On my first day of work almost nine years ago, my new co-workers took me to lunch at Santorini Greek Kitchen in Fountain Square. It was love at first bite. Today, we took a new co-worker for her inaugural lunch at Santorini and I’m happy to say my heart still beats for the home-cooked food just like Yia Yia makes (or would make if my grandmother were indeed Greek).
Stepping inside Santorini’s, my eye is immediately drawn to the contrast between the white-white walls and the ceiling darkened by hundreds of orders of saganaki — flaming cheese whose trails of smoke lick the ceiling tiles, turning them a tell-tale gray. My sense of sight is quickly overwhelmed by my sense of taste. My mouth waters in anticipation of feta cheese and phyllo dough and those delicious, I-gotta-learn-how-to-make-these Greek potatoes.
I rotate my usual order among three dishes: the spanikopita/tiropita (cheese pies) platter ($10.50); the Village salad, which is devoid of lettuce and instead offers up chunks of tomato, cucumber, feta cheese and olives served with toasted bread rounds($11); or the Goddess chicken. You won’t find “Goddess chicken” on the menu. Instead it is hiding under the non-descript and boring name “grilled chicken breast.” When the dish arrives at the table, you understand why I’ve re-named it. Strips of seasoned, grilled chicken breast tucked in among zucchini, peppers, tomatoes and roasted garlic. This meal is made for a Goddess and Jeffrey, my favorite server, indulges my order for Goddess chicken every time I place it, although I’m sure he scratches “GCB” on his order pad.

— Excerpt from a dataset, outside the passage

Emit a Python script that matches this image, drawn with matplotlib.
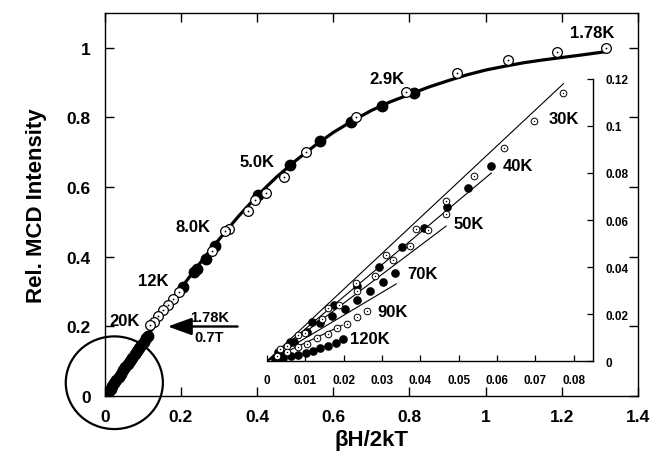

The Goddess chicken is sold under “sandwiches,” which it really isn’t, for $10. But for just another George Washington, you can get the platter and have it (or any of the sandwich items on the menu, including the gyro) served with rice pilaf, Mediterranean green beans and those signature Greek (“magic” as Jeffrey calls them) potatoes. Best dollar you’ll ever spend.
Other notable menu items include the Greek staple gyro ($10) and the ever-popular special fish kabobs. Served off-skewer, the kabobs are served with a variety of fish. Today’s offering was salmon, grouper, mahi mahi and shrimp.
On the off-chance that you’ve left room for dessert, which has happened to me exactly three times in the nine years I’ve been eating at Santorini’s, I whole-heartedly endorse the galaktibouriko, a warm custard sprinkled with cinnamon. While I’ve never had it, I wouldn’t hesitate to order the baklava because I’ve never had anything disappointing come out of Jeanette and Taki Sawi’s (the owners) kitchen.
If you go to Santorini’s for dinner, there is discounted family-style dining on Monday nights. Diners on Friday and Saturday nights are treated to traditional Greek music and belly dancers. Santorini Greek Kitchen is located in Fountain Square at 1417 E. Prospect Street and is closed on Sunday.